## OBJECTIVE
Write out the material again word for word, dropping any images it holds.

#####

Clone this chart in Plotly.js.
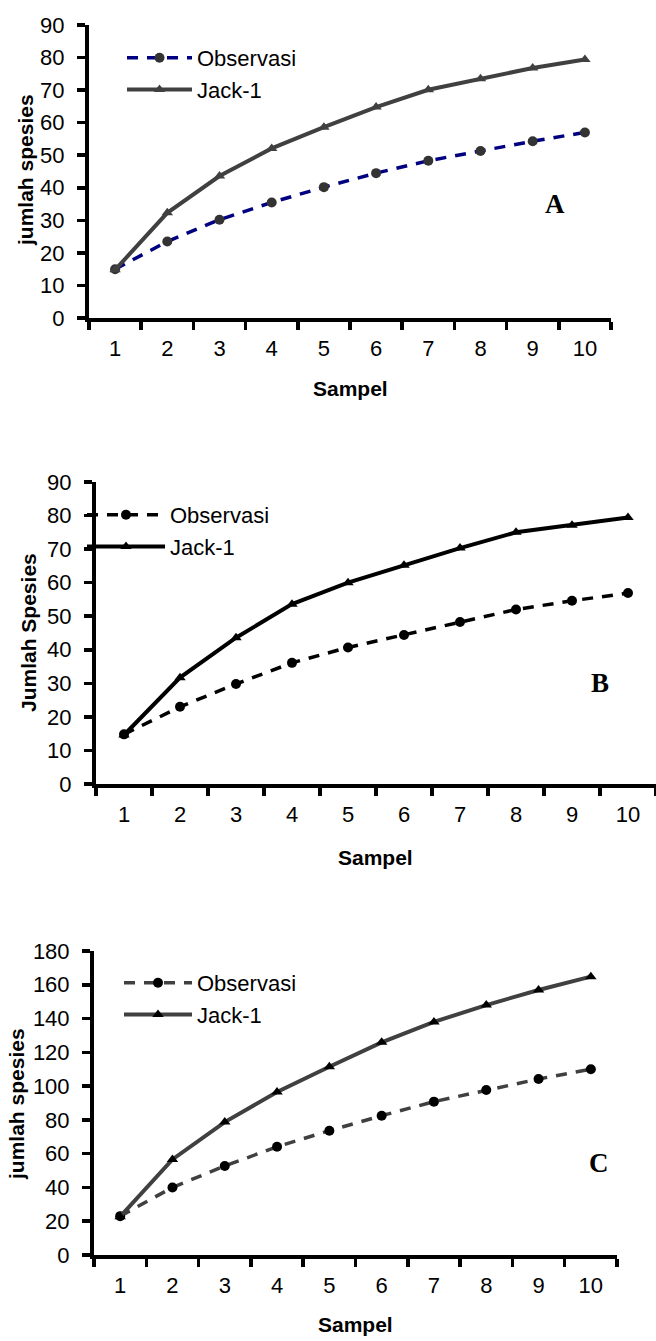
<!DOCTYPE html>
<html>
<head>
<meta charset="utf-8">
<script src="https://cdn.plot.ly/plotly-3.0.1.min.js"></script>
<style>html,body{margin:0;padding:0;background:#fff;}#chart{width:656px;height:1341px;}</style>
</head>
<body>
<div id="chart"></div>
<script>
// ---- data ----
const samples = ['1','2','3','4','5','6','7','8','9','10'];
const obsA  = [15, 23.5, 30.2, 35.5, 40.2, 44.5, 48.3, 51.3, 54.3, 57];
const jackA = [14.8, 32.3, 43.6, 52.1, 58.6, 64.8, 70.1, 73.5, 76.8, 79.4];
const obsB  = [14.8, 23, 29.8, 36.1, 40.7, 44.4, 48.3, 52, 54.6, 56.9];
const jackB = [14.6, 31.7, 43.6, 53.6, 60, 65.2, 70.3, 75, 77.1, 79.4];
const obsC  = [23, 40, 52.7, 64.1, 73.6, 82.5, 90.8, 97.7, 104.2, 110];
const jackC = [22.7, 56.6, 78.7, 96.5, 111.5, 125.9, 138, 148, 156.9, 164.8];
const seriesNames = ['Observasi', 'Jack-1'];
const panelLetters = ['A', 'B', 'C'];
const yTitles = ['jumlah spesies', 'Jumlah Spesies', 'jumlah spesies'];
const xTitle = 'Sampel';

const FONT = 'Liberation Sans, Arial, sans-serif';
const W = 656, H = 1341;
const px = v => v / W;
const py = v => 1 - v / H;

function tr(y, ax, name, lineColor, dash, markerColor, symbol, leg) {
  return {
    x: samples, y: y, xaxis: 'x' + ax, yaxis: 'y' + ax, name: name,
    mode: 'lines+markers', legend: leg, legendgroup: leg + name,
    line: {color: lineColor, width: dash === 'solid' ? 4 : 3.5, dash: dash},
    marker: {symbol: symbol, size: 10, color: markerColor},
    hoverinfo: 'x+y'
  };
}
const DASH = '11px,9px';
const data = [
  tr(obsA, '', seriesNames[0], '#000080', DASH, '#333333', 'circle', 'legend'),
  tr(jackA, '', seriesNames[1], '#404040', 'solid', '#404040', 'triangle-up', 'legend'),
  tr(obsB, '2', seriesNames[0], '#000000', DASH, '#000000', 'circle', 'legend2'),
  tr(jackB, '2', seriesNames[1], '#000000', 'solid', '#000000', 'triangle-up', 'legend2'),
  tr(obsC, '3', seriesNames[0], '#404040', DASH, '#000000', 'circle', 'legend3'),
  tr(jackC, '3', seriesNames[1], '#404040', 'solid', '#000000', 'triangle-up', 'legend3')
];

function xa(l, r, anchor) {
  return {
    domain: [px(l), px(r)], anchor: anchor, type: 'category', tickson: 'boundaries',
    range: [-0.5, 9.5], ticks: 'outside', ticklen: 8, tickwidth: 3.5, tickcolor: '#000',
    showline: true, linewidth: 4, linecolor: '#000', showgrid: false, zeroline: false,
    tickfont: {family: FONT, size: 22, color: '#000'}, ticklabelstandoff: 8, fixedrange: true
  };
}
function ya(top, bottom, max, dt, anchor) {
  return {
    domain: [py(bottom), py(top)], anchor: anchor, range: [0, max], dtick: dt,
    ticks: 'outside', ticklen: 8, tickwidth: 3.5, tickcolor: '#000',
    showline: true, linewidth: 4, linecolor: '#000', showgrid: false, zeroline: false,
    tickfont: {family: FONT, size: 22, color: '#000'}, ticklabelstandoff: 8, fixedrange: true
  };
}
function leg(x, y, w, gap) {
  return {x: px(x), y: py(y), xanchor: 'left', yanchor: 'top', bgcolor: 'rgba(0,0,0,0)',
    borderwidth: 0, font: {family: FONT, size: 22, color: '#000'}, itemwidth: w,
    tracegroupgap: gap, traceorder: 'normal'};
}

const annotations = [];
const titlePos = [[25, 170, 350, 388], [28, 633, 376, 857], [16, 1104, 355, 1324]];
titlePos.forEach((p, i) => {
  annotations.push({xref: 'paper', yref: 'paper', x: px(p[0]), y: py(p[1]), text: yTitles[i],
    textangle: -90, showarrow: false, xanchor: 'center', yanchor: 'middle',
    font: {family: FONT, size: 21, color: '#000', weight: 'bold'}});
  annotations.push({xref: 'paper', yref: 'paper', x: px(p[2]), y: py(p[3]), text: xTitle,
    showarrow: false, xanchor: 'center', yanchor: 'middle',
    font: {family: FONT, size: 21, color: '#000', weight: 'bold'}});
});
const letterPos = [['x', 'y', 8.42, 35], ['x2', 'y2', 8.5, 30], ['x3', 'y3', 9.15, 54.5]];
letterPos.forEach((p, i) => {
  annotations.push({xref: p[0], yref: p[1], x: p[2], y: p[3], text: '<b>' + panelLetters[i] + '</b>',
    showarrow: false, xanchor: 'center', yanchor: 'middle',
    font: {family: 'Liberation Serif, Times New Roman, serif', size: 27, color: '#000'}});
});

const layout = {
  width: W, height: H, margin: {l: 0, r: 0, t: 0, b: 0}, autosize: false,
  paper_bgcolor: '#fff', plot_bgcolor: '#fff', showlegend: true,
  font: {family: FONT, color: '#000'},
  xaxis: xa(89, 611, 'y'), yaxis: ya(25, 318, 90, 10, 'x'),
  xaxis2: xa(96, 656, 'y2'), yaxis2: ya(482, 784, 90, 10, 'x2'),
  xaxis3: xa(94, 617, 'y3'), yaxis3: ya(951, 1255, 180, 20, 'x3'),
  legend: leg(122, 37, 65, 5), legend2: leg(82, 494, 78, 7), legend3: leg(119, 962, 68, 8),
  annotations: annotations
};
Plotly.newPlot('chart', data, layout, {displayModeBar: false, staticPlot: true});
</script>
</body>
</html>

#####

## SOLUTION FOR THIS PROBLEM
Clone this chart in Plotly.js.
<!DOCTYPE html>
<html>
<head>
<meta charset="utf-8">
<script src="https://cdn.plot.ly/plotly-3.0.1.min.js"></script>
<style>html,body{margin:0;padding:0;background:#fff;}#chart{width:656px;height:1341px;}</style>
</head>
<body>
<div id="chart"></div>
<script>
// ---- data ----
const samples = ['1','2','3','4','5','6','7','8','9','10'];
const obsA  = [15, 23.5, 30.2, 35.5, 40.2, 44.5, 48.3, 51.3, 54.3, 57];
const jackA = [14.8, 32.3, 43.6, 52.1, 58.6, 64.8, 70.1, 73.5, 76.8, 79.4];
const obsB  = [14.8, 23, 29.8, 36.1, 40.7, 44.4, 48.3, 52, 54.6, 56.9];
const jackB = [14.6, 31.7, 43.6, 53.6, 60, 65.2, 70.3, 75, 77.1, 79.4];
const obsC  = [23, 40, 52.7, 64.1, 73.6, 82.5, 90.8, 97.7, 104.2, 110];
const jackC = [22.7, 56.6, 78.7, 96.5, 111.5, 125.9, 138, 148, 156.9, 164.8];
const seriesNames = ['Observasi', 'Jack-1'];
const panelLetters = ['A', 'B', 'C'];
const yTitles = ['jumlah spesies', 'Jumlah Spesies', 'jumlah spesies'];
const xTitle = 'Sampel';

const FONT = 'Liberation Sans, Arial, sans-serif';
const W = 656, H = 1341;
const px = v => v / W;
const py = v => 1 - v / H;

function tr(y, ax, name, lineColor, dash, markerColor, symbol, leg) {
  return {
    x: samples, y: y, xaxis: 'x' + ax, yaxis: 'y' + ax, name: name,
    mode: 'lines+markers', legend: leg, legendgroup: leg + name,
    line: {color: lineColor, width: dash === 'solid' ? 4 : 3.5, dash: dash},
    marker: {symbol: symbol, size: 10, color: markerColor},
    hoverinfo: 'x+y'
  };
}
const DASH = '11px,9px';
const data = [
  tr(obsA, '', seriesNames[0], '#000080', DASH, '#333333', 'circle', 'legend'),
  tr(jackA, '', seriesNames[1], '#404040', 'solid', '#404040', 'triangle-up', 'legend'),
  tr(obsB, '2', seriesNames[0], '#000000', DASH, '#000000', 'circle', 'legend2'),
  tr(jackB, '2', seriesNames[1], '#000000', 'solid', '#000000', 'triangle-up', 'legend2'),
  tr(obsC, '3', seriesNames[0], '#404040', DASH, '#000000', 'circle', 'legend3'),
  tr(jackC, '3', seriesNames[1], '#404040', 'solid', '#000000', 'triangle-up', 'legend3')
];

function xa(l, r, anchor) {
  return {
    domain: [px(l), px(r)], anchor: anchor, type: 'category', tickson: 'boundaries',
    range: [-0.5, 9.5], ticks: 'outside', ticklen: 8, tickwidth: 3.5, tickcolor: '#000',
    showline: true, linewidth: 4, linecolor: '#000', showgrid: false, zeroline: false,
    tickfont: {family: FONT, size: 22, color: '#000'}, ticklabelstandoff: 8, fixedrange: true
  };
}
function ya(top, bottom, max, dt, anchor) {
  return {
    domain: [py(bottom), py(top)], anchor: anchor, range: [0, max], dtick: dt,
    ticks: 'outside', ticklen: 8, tickwidth: 3.5, tickcolor: '#000',
    showline: true, linewidth: 4, linecolor: '#000', showgrid: false, zeroline: false,
    tickfont: {family: FONT, size: 22, color: '#000'}, ticklabelstandoff: 8, fixedrange: true
  };
}
function leg(x, y, w, gap) {
  return {x: px(x), y: py(y), xanchor: 'left', yanchor: 'top', bgcolor: 'rgba(0,0,0,0)',
    borderwidth: 0, font: {family: FONT, size: 22, color: '#000'}, itemwidth: w,
    tracegroupgap: gap, traceorder: 'normal'};
}

const annotations = [];
const titlePos = [[25, 170, 350, 388], [28, 633, 376, 857], [16, 1104, 355, 1324]];
titlePos.forEach((p, i) => {
  annotations.push({xref: 'paper', yref: 'paper', x: px(p[0]), y: py(p[1]), text: yTitles[i],
    textangle: -90, showarrow: false, xanchor: 'center', yanchor: 'middle',
    font: {family: FONT, size: 21, color: '#000', weight: 'bold'}});
  annotations.push({xref: 'paper', yref: 'paper', x: px(p[2]), y: py(p[3]), text: xTitle,
    showarrow: false, xanchor: 'center', yanchor: 'middle',
    font: {family: FONT, size: 21, color: '#000', weight: 'bold'}});
});
const letterPos = [['x', 'y', 8.42, 35], ['x2', 'y2', 8.5, 30], ['x3', 'y3', 9.15, 54.5]];
letterPos.forEach((p, i) => {
  annotations.push({xref: p[0], yref: p[1], x: p[2], y: p[3], text: '<b>' + panelLetters[i] + '</b>',
    showarrow: false, xanchor: 'center', yanchor: 'middle',
    font: {family: 'Liberation Serif, Times New Roman, serif', size: 27, color: '#000'}});
});

const layout = {
  width: W, height: H, margin: {l: 0, r: 0, t: 0, b: 0}, autosize: false,
  paper_bgcolor: '#fff', plot_bgcolor: '#fff', showlegend: true,
  font: {family: FONT, color: '#000'},
  xaxis: xa(89, 611, 'y'), yaxis: ya(25, 318, 90, 10, 'x'),
  xaxis2: xa(96, 656, 'y2'), yaxis2: ya(482, 784, 90, 10, 'x2'),
  xaxis3: xa(94, 617, 'y3'), yaxis3: ya(951, 1255, 180, 20, 'x3'),
  legend: leg(122, 37, 65, 5), legend2: leg(82, 494, 78, 7), legend3: leg(119, 962, 68, 8),
  annotations: annotations
};
Plotly.newPlot('chart', data, layout, {displayModeBar: false, staticPlot: true});
</script>
</body>
</html>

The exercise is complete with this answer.